**WHAT YOU WILL DO**
Set down, exactly as written, the lines from the top of the data to the line that holds "const SHIFT_X = 3.5, SHIFT_Y", and omit the pictures.

**MATERIAL PROVIDED**
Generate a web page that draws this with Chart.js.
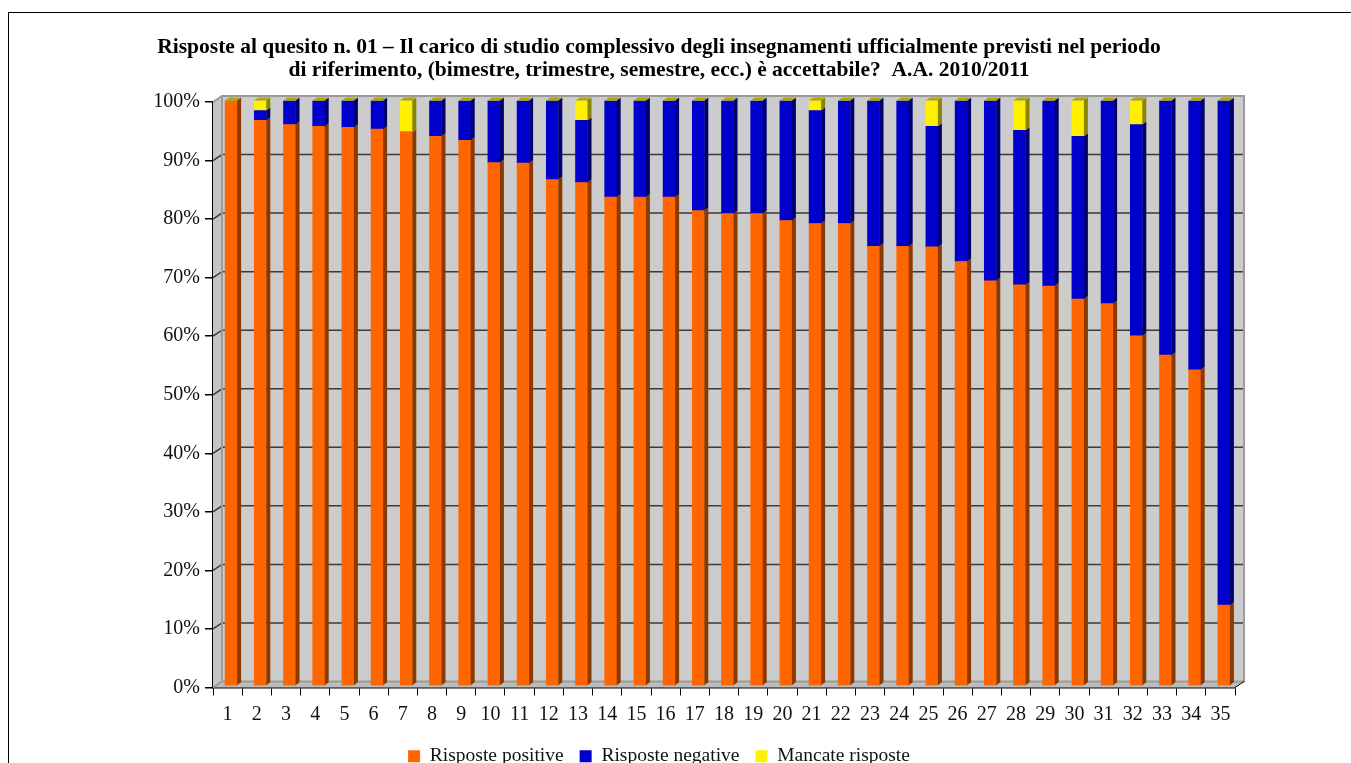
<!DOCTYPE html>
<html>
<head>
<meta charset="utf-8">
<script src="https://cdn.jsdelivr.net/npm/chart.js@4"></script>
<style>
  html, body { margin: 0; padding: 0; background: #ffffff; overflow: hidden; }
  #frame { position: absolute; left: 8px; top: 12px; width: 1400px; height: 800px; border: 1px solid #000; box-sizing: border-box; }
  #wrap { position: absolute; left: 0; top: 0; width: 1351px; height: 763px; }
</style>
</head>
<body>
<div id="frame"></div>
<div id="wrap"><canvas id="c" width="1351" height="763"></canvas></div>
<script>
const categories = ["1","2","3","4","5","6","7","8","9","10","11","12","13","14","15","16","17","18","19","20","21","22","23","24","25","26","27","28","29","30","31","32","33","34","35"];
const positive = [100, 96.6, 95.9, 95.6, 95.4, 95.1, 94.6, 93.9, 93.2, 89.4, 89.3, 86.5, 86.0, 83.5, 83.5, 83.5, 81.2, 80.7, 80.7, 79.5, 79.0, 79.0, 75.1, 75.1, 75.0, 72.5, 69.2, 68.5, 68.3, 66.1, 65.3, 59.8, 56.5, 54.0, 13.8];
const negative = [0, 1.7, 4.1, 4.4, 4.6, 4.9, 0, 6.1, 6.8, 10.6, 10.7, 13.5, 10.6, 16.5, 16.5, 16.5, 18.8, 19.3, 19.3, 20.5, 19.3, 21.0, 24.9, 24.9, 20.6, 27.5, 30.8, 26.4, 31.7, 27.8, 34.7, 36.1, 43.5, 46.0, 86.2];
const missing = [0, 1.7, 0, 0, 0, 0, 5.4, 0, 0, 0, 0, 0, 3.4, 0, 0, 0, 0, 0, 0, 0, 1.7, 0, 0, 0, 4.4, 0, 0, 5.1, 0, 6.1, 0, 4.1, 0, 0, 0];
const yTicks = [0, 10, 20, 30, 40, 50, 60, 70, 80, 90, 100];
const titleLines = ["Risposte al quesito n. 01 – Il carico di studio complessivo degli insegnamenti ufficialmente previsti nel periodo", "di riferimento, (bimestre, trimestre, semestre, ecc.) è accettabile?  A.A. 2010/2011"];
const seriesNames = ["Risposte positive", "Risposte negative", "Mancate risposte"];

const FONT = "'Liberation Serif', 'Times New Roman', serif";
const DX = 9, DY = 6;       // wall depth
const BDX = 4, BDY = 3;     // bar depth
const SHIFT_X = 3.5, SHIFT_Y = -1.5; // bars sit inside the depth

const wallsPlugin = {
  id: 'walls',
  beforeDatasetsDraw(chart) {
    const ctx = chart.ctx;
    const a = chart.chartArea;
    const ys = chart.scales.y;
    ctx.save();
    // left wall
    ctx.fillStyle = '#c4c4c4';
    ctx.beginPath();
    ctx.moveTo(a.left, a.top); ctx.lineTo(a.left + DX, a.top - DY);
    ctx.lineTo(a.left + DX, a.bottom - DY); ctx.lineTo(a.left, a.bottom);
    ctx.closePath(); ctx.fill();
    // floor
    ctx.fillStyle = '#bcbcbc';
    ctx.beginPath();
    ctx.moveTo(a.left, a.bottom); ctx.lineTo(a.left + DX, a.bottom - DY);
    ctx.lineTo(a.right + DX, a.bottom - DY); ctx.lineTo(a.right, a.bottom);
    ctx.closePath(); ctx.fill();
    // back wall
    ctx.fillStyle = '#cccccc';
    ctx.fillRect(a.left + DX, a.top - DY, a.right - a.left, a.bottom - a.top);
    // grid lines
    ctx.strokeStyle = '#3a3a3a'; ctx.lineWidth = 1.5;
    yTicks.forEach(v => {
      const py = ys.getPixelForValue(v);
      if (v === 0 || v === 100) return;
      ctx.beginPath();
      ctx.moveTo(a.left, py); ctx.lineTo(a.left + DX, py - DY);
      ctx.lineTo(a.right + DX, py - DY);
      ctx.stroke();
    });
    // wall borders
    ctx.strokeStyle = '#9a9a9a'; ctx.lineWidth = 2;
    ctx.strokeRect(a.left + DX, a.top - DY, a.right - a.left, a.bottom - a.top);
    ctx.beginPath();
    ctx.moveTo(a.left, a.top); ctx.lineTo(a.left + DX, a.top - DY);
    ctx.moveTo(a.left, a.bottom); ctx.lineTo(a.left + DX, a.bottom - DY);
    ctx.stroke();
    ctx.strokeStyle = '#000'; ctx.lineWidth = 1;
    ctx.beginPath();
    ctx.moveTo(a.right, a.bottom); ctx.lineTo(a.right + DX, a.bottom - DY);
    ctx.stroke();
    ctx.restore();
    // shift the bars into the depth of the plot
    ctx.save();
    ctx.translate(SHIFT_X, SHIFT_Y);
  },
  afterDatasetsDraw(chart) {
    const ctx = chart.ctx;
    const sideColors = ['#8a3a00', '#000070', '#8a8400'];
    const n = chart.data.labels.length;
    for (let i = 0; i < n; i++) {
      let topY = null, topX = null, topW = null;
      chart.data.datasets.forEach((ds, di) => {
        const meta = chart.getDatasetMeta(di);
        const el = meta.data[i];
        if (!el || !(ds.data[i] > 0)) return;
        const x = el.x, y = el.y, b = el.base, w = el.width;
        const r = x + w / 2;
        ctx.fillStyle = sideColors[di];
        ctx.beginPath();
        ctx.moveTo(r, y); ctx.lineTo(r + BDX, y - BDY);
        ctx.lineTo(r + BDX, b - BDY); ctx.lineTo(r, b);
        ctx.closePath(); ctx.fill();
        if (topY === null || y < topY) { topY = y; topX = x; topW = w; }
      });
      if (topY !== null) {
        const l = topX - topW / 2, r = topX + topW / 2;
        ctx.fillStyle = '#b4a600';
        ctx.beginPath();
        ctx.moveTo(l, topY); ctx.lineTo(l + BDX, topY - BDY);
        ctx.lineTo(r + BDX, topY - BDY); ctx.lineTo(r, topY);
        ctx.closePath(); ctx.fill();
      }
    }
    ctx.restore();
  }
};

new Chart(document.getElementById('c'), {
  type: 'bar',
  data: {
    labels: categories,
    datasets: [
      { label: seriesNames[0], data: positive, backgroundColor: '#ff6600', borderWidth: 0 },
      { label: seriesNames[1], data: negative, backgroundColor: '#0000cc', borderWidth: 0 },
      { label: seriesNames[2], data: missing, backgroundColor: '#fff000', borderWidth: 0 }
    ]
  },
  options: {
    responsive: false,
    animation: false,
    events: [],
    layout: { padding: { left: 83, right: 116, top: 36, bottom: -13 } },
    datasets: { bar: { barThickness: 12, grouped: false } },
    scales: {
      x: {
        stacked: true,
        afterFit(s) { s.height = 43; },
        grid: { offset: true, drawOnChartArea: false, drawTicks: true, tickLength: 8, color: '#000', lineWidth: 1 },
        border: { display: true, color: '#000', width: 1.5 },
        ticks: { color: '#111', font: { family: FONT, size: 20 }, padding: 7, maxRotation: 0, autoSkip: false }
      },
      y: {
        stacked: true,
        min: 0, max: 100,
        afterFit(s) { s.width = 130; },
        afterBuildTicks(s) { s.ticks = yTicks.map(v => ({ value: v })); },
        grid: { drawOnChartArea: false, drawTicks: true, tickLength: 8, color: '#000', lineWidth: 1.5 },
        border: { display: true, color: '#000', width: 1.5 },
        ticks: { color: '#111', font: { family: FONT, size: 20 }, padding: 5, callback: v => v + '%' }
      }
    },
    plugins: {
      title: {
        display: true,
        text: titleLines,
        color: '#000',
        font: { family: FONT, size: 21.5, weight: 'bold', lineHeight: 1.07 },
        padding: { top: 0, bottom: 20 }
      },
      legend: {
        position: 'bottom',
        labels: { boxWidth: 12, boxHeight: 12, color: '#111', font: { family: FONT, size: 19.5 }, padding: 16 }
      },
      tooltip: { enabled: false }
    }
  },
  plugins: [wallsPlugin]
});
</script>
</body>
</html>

**RIGHT ANSWER**
Generate a web page that draws this with Chart.js.
<!DOCTYPE html>
<html>
<head>
<meta charset="utf-8">
<script src="https://cdn.jsdelivr.net/npm/chart.js@4"></script>
<style>
  html, body { margin: 0; padding: 0; background: #ffffff; overflow: hidden; }
  #frame { position: absolute; left: 8px; top: 12px; width: 1400px; height: 800px; border: 1px solid #000; box-sizing: border-box; }
  #wrap { position: absolute; left: 0; top: 0; width: 1351px; height: 763px; }
</style>
</head>
<body>
<div id="frame"></div>
<div id="wrap"><canvas id="c" width="1351" height="763"></canvas></div>
<script>
const categories = ["1","2","3","4","5","6","7","8","9","10","11","12","13","14","15","16","17","18","19","20","21","22","23","24","25","26","27","28","29","30","31","32","33","34","35"];
const positive = [100, 96.6, 95.9, 95.6, 95.4, 95.1, 94.6, 93.9, 93.2, 89.4, 89.3, 86.5, 86.0, 83.5, 83.5, 83.5, 81.2, 80.7, 80.7, 79.5, 79.0, 79.0, 75.1, 75.1, 75.0, 72.5, 69.2, 68.5, 68.3, 66.1, 65.3, 59.8, 56.5, 54.0, 13.8];
const negative = [0, 1.7, 4.1, 4.4, 4.6, 4.9, 0, 6.1, 6.8, 10.6, 10.7, 13.5, 10.6, 16.5, 16.5, 16.5, 18.8, 19.3, 19.3, 20.5, 19.3, 21.0, 24.9, 24.9, 20.6, 27.5, 30.8, 26.4, 31.7, 27.8, 34.7, 36.1, 43.5, 46.0, 86.2];
const missing = [0, 1.7, 0, 0, 0, 0, 5.4, 0, 0, 0, 0, 0, 3.4, 0, 0, 0, 0, 0, 0, 0, 1.7, 0, 0, 0, 4.4, 0, 0, 5.1, 0, 6.1, 0, 4.1, 0, 0, 0];
const yTicks = [0, 10, 20, 30, 40, 50, 60, 70, 80, 90, 100];
const titleLines = ["Risposte al quesito n. 01 – Il carico di studio complessivo degli insegnamenti ufficialmente previsti nel periodo", "di riferimento, (bimestre, trimestre, semestre, ecc.) è accettabile?  A.A. 2010/2011"];
const seriesNames = ["Risposte positive", "Risposte negative", "Mancate risposte"];

const FONT = "'Liberation Serif', 'Times New Roman', serif";
const DX = 9, DY = 6;       // wall depth
const BDX = 4, BDY = 3;     // bar depth
const SHIFT_X = 3.5, SHIFT_Y = -1.5; // bars sit inside the depth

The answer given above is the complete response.